→ EXERCISE DIRECTIONS
Please reproduce every record, keeping each one exactly as written.

→ INFORMATION GIVEN
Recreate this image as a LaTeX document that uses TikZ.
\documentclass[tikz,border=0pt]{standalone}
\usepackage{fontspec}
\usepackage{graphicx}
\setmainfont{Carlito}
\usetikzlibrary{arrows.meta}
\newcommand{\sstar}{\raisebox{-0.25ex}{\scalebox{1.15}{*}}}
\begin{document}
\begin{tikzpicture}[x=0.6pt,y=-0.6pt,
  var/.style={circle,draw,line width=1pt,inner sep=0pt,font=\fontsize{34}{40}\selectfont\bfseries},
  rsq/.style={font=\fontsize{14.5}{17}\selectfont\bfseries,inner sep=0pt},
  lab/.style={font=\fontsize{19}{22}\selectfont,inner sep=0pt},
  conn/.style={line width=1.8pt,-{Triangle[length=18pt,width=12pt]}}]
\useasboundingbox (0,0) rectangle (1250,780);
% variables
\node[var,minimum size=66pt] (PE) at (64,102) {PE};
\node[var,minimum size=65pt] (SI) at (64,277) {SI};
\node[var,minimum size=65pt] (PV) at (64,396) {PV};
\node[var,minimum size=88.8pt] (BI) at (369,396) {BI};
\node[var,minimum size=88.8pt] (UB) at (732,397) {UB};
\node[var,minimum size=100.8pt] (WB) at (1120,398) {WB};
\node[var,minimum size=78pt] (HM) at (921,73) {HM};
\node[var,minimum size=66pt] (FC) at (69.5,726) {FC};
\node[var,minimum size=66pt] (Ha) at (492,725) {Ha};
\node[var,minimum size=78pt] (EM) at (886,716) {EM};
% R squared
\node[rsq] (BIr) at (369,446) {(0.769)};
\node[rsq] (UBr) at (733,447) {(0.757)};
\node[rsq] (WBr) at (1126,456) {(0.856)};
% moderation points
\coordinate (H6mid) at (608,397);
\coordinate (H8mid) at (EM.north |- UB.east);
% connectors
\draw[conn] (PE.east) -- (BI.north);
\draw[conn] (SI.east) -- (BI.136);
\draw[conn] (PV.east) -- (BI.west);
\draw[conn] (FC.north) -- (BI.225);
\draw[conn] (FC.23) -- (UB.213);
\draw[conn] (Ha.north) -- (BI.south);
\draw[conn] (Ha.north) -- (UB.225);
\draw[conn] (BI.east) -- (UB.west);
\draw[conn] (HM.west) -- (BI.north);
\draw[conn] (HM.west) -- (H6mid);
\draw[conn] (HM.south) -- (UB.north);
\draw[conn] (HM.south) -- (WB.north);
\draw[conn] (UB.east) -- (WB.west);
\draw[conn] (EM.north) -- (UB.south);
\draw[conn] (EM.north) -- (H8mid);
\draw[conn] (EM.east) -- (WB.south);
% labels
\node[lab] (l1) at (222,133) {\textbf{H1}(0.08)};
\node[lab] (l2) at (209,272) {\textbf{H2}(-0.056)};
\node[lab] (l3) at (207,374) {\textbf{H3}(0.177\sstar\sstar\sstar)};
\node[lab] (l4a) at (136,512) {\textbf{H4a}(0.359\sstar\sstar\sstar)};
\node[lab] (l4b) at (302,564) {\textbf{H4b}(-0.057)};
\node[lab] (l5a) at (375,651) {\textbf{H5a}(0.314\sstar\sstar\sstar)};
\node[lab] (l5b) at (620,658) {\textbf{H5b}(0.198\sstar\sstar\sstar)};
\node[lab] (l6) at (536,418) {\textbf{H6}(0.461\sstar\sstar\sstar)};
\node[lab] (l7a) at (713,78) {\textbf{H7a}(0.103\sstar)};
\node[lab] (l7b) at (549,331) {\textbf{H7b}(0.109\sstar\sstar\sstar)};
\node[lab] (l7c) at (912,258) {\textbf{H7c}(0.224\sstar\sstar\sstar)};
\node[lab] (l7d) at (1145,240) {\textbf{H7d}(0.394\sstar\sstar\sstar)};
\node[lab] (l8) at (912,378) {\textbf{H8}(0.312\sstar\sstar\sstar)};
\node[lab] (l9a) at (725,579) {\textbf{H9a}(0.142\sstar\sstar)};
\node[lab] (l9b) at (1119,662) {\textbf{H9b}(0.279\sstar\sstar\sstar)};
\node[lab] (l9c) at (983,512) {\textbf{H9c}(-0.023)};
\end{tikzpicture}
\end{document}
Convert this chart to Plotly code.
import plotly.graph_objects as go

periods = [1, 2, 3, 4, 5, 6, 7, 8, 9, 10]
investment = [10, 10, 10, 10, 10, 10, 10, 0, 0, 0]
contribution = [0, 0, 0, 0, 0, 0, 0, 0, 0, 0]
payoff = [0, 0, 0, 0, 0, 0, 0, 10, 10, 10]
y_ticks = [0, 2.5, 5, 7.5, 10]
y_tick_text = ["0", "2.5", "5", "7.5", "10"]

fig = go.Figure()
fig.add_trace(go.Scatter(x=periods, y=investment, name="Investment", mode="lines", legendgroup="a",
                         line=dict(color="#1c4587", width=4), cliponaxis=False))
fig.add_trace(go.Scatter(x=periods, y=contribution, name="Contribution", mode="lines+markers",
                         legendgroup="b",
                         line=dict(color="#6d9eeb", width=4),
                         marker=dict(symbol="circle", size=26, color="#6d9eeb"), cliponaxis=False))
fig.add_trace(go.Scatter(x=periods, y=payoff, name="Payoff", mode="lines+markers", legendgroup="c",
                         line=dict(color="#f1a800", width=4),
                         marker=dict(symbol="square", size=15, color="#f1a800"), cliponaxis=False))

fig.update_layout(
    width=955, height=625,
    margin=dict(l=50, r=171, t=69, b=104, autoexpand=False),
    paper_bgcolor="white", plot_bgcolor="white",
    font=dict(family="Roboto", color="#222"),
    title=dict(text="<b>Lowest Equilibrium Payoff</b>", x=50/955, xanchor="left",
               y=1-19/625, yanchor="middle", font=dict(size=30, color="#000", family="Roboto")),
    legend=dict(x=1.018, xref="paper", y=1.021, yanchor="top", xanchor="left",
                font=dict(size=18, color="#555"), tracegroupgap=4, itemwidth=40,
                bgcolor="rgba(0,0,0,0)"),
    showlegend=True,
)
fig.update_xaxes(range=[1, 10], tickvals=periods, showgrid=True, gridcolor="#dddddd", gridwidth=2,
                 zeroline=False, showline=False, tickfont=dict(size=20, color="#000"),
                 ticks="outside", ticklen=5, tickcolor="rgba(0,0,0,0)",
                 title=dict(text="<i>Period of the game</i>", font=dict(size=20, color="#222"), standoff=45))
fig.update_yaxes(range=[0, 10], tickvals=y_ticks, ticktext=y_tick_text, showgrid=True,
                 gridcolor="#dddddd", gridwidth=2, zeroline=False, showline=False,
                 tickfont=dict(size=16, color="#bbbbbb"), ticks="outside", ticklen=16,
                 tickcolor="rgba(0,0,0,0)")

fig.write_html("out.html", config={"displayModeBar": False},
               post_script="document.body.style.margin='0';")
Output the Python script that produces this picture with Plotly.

→ SOLUTION FOR THIS TASK
Recreate this image as a LaTeX document that uses TikZ.
\documentclass[tikz,border=0pt]{standalone}
\usepackage{fontspec}
\usepackage{graphicx}
\setmainfont{Carlito}
\usetikzlibrary{arrows.meta}
\newcommand{\sstar}{\raisebox{-0.25ex}{\scalebox{1.15}{*}}}
\begin{document}
\begin{tikzpicture}[x=0.6pt,y=-0.6pt,
  var/.style={circle,draw,line width=1pt,inner sep=0pt,font=\fontsize{34}{40}\selectfont\bfseries},
  rsq/.style={font=\fontsize{14.5}{17}\selectfont\bfseries,inner sep=0pt},
  lab/.style={font=\fontsize{19}{22}\selectfont,inner sep=0pt},
  conn/.style={line width=1.8pt,-{Triangle[length=18pt,width=12pt]}}]
\useasboundingbox (0,0) rectangle (1250,780);
% variables
\node[var,minimum size=66pt] (PE) at (64,102) {PE};
\node[var,minimum size=65pt] (SI) at (64,277) {SI};
\node[var,minimum size=65pt] (PV) at (64,396) {PV};
\node[var,minimum size=88.8pt] (BI) at (369,396) {BI};
\node[var,minimum size=88.8pt] (UB) at (732,397) {UB};
\node[var,minimum size=100.8pt] (WB) at (1120,398) {WB};
\node[var,minimum size=78pt] (HM) at (921,73) {HM};
\node[var,minimum size=66pt] (FC) at (69.5,726) {FC};
\node[var,minimum size=66pt] (Ha) at (492,725) {Ha};
\node[var,minimum size=78pt] (EM) at (886,716) {EM};
% R squared
\node[rsq] (BIr) at (369,446) {(0.769)};
\node[rsq] (UBr) at (733,447) {(0.757)};
\node[rsq] (WBr) at (1126,456) {(0.856)};
% moderation points
\coordinate (H6mid) at (608,397);
\coordinate (H8mid) at (EM.north |- UB.east);
% connectors
\draw[conn] (PE.east) -- (BI.north);
\draw[conn] (SI.east) -- (BI.136);
\draw[conn] (PV.east) -- (BI.west);
\draw[conn] (FC.north) -- (BI.225);
\draw[conn] (FC.23) -- (UB.213);
\draw[conn] (Ha.north) -- (BI.south);
\draw[conn] (Ha.north) -- (UB.225);
\draw[conn] (BI.east) -- (UB.west);
\draw[conn] (HM.west) -- (BI.north);
\draw[conn] (HM.west) -- (H6mid);
\draw[conn] (HM.south) -- (UB.north);
\draw[conn] (HM.south) -- (WB.north);
\draw[conn] (UB.east) -- (WB.west);
\draw[conn] (EM.north) -- (UB.south);
\draw[conn] (EM.north) -- (H8mid);
\draw[conn] (EM.east) -- (WB.south);
% labels
\node[lab] (l1) at (222,133) {\textbf{H1}(0.08)};
\node[lab] (l2) at (209,272) {\textbf{H2}(-0.056)};
\node[lab] (l3) at (207,374) {\textbf{H3}(0.177\sstar\sstar\sstar)};
\node[lab] (l4a) at (136,512) {\textbf{H4a}(0.359\sstar\sstar\sstar)};
\node[lab] (l4b) at (302,564) {\textbf{H4b}(-0.057)};
\node[lab] (l5a) at (375,651) {\textbf{H5a}(0.314\sstar\sstar\sstar)};
\node[lab] (l5b) at (620,658) {\textbf{H5b}(0.198\sstar\sstar\sstar)};
\node[lab] (l6) at (536,418) {\textbf{H6}(0.461\sstar\sstar\sstar)};
\node[lab] (l7a) at (713,78) {\textbf{H7a}(0.103\sstar)};
\node[lab] (l7b) at (549,331) {\textbf{H7b}(0.109\sstar\sstar\sstar)};
\node[lab] (l7c) at (912,258) {\textbf{H7c}(0.224\sstar\sstar\sstar)};
\node[lab] (l7d) at (1145,240) {\textbf{H7d}(0.394\sstar\sstar\sstar)};
\node[lab] (l8) at (912,378) {\textbf{H8}(0.312\sstar\sstar\sstar)};
\node[lab] (l9a) at (725,579) {\textbf{H9a}(0.142\sstar\sstar)};
\node[lab] (l9b) at (1119,662) {\textbf{H9b}(0.279\sstar\sstar\sstar)};
\node[lab] (l9c) at (983,512) {\textbf{H9c}(-0.023)};
\end{tikzpicture}
\end{document}
Convert this chart to Plotly code.
import plotly.graph_objects as go

periods = [1, 2, 3, 4, 5, 6, 7, 8, 9, 10]
investment = [10, 10, 10, 10, 10, 10, 10, 0, 0, 0]
contribution = [0, 0, 0, 0, 0, 0, 0, 0, 0, 0]
payoff = [0, 0, 0, 0, 0, 0, 0, 10, 10, 10]
y_ticks = [0, 2.5, 5, 7.5, 10]
y_tick_text = ["0", "2.5", "5", "7.5", "10"]

fig = go.Figure()
fig.add_trace(go.Scatter(x=periods, y=investment, name="Investment", mode="lines", legendgroup="a",
                         line=dict(color="#1c4587", width=4), cliponaxis=False))
fig.add_trace(go.Scatter(x=periods, y=contribution, name="Contribution", mode="lines+markers",
                         legendgroup="b",
                         line=dict(color="#6d9eeb", width=4),
                         marker=dict(symbol="circle", size=26, color="#6d9eeb"), cliponaxis=False))
fig.add_trace(go.Scatter(x=periods, y=payoff, name="Payoff", mode="lines+markers", legendgroup="c",
                         line=dict(color="#f1a800", width=4),
                         marker=dict(symbol="square", size=15, color="#f1a800"), cliponaxis=False))

fig.update_layout(
    width=955, height=625,
    margin=dict(l=50, r=171, t=69, b=104, autoexpand=False),
    paper_bgcolor="white", plot_bgcolor="white",
    font=dict(family="Roboto", color="#222"),
    title=dict(text="<b>Lowest Equilibrium Payoff</b>", x=50/955, xanchor="left",
               y=1-19/625, yanchor="middle", font=dict(size=30, color="#000", family="Roboto")),
    legend=dict(x=1.018, xref="paper", y=1.021, yanchor="top", xanchor="left",
                font=dict(size=18, color="#555"), tracegroupgap=4, itemwidth=40,
                bgcolor="rgba(0,0,0,0)"),
    showlegend=True,
)
fig.update_xaxes(range=[1, 10], tickvals=periods, showgrid=True, gridcolor="#dddddd", gridwidth=2,
                 zeroline=False, showline=False, tickfont=dict(size=20, color="#000"),
                 ticks="outside", ticklen=5, tickcolor="rgba(0,0,0,0)",
                 title=dict(text="<i>Period of the game</i>", font=dict(size=20, color="#222"), standoff=45))
fig.update_yaxes(range=[0, 10], tickvals=y_ticks, ticktext=y_tick_text, showgrid=True,
                 gridcolor="#dddddd", gridwidth=2, zeroline=False, showline=False,
                 tickfont=dict(size=16, color="#bbbbbb"), ticks="outside", ticklen=16,
                 tickcolor="rgba(0,0,0,0)")

fig.write_html("out.html", config={"displayModeBar": False},
               post_script="document.body.style.margin='0';")
Output the Python script that produces this picture with Plotly.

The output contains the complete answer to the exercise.